Extract exactly the lines from the top of the records through the line containing "plt.rcParams['font.family'] = ['Lato', 'DejaVu", and keep pictures out of the copy.

<<<<

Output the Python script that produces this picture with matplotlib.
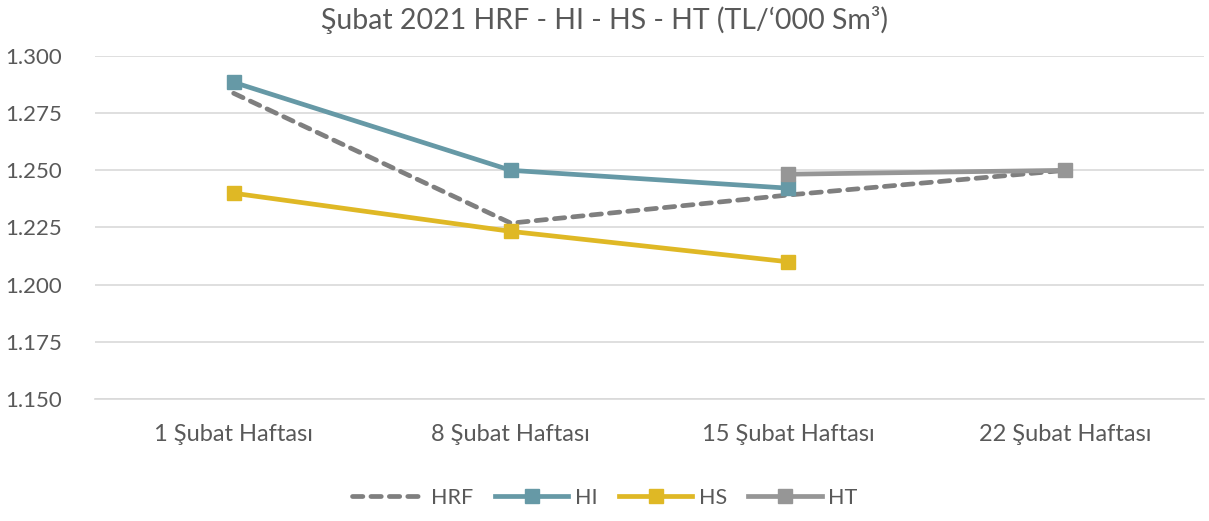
import matplotlib.pyplot as plt
import numpy as np

plt.rcParams['font.family'] = ['Lato', 'DejaVu Sans']

weeks = ['1 Şubat Haftası', '8 Şubat Haftası', '15 Şubat Haftası', '22 Şubat Haftası']
hrf = [1.2837, 1.2269, 1.2392, 1.2500]
hi = [1.2885, 1.2500, 1.2422, np.nan]
hs = [1.2400, 1.2233, 1.2100, np.nan]
ht = [np.nan, np.nan, 1.2483, 1.2500]

text_c = '#595959'

fig = plt.figure(figsize=(12.09, 5.21), dpi=100)
ax = fig.add_axes([0.0786, 0.2342, 0.9173, 0.6583])

x = np.arange(len(weeks))
ax.plot(x, hrf, color='#7f7f7f', lw=3.4, ls=(0, (2.2, 1.7)), dash_capstyle='round',
        solid_capstyle='round', label='HRF', zorder=3)
ax.plot(x, hi, color='#6699a6', lw=3.4, marker='s', ms=10.5, label='HI', zorder=4)
ax.plot(x, hs, color='#dfb825', lw=3.4, marker='s', ms=10.5, label='HS', zorder=4)
ax.plot(x, ht, color='#969696', lw=3.4, marker='s', ms=10.5, label='HT', zorder=5)

ax.set_xlim(-0.5, 3.5)
ax.set_ylim(1.150, 1.300)
yt = np.arange(1.150, 1.3001, 0.025)
ax.set_yticks(yt)
ax.set_yticklabels([f'{v:.3f}' for v in yt], fontsize=16)
ax.set_xticks(x)
ax.set_xticklabels(weeks, fontsize=17)
ax.yaxis.grid(True, color='#d9d9d9', lw=1.2)
ax.set_axisbelow(True)
for s in ['top', 'right', 'left']:
    ax.spines[s].set_visible(False)
ax.spines['bottom'].set_color('#d9d9d9')
ax.spines['bottom'].set_linewidth(1.2)
ax.tick_params(length=0, colors=text_c)
ax.tick_params(axis='x', pad=18)
ax.tick_params(axis='y', pad=24)

fig.text(0.5, 0.962, 'Şubat 2021 HRF - HI - HS - HT (TL/‘000 Sm³)', ha='center', va='center',
         fontsize=20.5, color=text_c)

fig.legend(*ax.get_legend_handles_labels(), loc='center', bbox_to_anchor=(0.5, 0.045),
           ncol=4, frameon=False, fontsize=15.5, labelcolor=text_c, handlelength=3.4,
           columnspacing=1.0, handletextpad=0.3)

fig.savefig('out.png', dpi=100)
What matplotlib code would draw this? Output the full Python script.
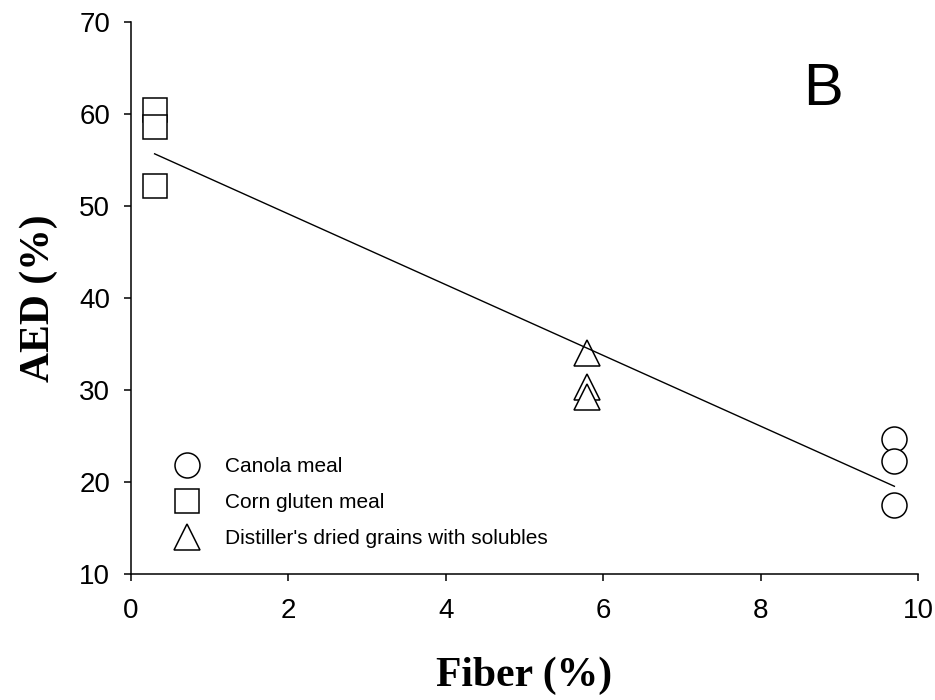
import numpy as np
import matplotlib
matplotlib.use("Agg")
import matplotlib.pyplot as plt

# Data
canola_x = [9.7, 9.7, 9.7]
canola_y = [24.7, 22.3, 17.5]
corn_x = [0.3, 0.3, 0.3]
corn_y = [60.4, 58.6, 52.2]
ddgs_x = [5.8, 5.8, 5.8]
ddgs_y = [34.0, 30.3, 29.2]
labels = ["Canola meal", "Corn gluten meal", "Distiller's dried grains with solubles"]
x_ticks = [0, 2, 4, 6, 8, 10]
y_ticks = [10, 20, 30, 40, 50, 60, 70]

plt.rcParams['font.family'] = ['Liberation Sans', 'DejaVu Sans']

fig = plt.figure(figsize=(9.35, 7.0), dpi=100)
ax = fig.add_axes([131/935, 1-574/700, (918-131)/935, (574-22)/700])

ms = 18
mew = 1.1
ax.plot(canola_x, canola_y, linestyle='none', marker='o', ms=ms, mfc='white', mec='black', mew=mew, label=labels[0], zorder=3)
ax.plot(corn_x, corn_y, linestyle='none', marker='s', ms=17.5, mfc='white', mec='black', mew=mew, label=labels[1], zorder=3)
ax.plot(ddgs_x, ddgs_y, linestyle='none', marker='^', ms=19, mfc='white', mec='black', mew=mew, label=labels[2], zorder=3)

# regression line through all points
all_x = np.array(canola_x + corn_x + ddgs_x)
all_y = np.array(canola_y + corn_y + ddgs_y)
slope, intercept = np.polyfit(all_x, all_y, 1)
xs = np.array([all_x.min(), all_x.max()])
ax.plot(xs, slope * xs + intercept, color='black', lw=1.0, zorder=4)

ax.set_xlim(0, 10)
ax.set_ylim(10, 70)
ax.set_xticks(x_ticks)
ax.set_yticks(y_ticks)
ax.tick_params(direction='out', length=5, width=1.1, labelsize=20)
ax.tick_params(axis='x', pad=12)
ax.tick_params(axis='y', pad=10)
for s in ['top', 'right']:
    ax.spines[s].set_visible(False)
for s in ['left', 'bottom']:
    ax.spines[s].set_linewidth(1.1)

ax.set_xlabel('Fiber (%)', family=['Liberation Serif'], fontweight='bold', fontsize=30)
ax.set_ylabel('AED (%)', family=['Liberation Serif'], fontweight='bold', fontsize=30)
ax.xaxis.set_label_coords(0.5, -0.149)
ax.yaxis.set_label_coords(-0.093, 0.5)

ax.text(0.879, 0.85, 'B', transform=ax.transAxes, fontsize=43, ha='center', va='baseline')

leg = ax.legend(loc='upper left', bbox_to_anchor=(0.0508, 0.212), frameon=False,
                fontsize=15, borderpad=0, borderaxespad=0, handlelength=1.5,
                handletextpad=1.08, labelspacing=0.82, markerscale=1.0, numpoints=1)

fig.savefig('out.png', dpi=100)
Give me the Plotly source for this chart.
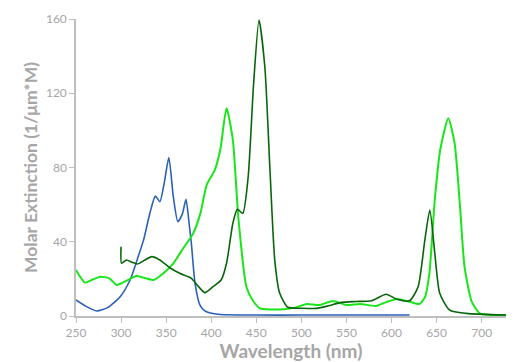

>>>>

(ANSWER)
Output the Python script that produces this picture with matplotlib.
import matplotlib.pyplot as plt
import numpy as np

plt.rcParams['font.family'] = ['Lato', 'DejaVu Sans']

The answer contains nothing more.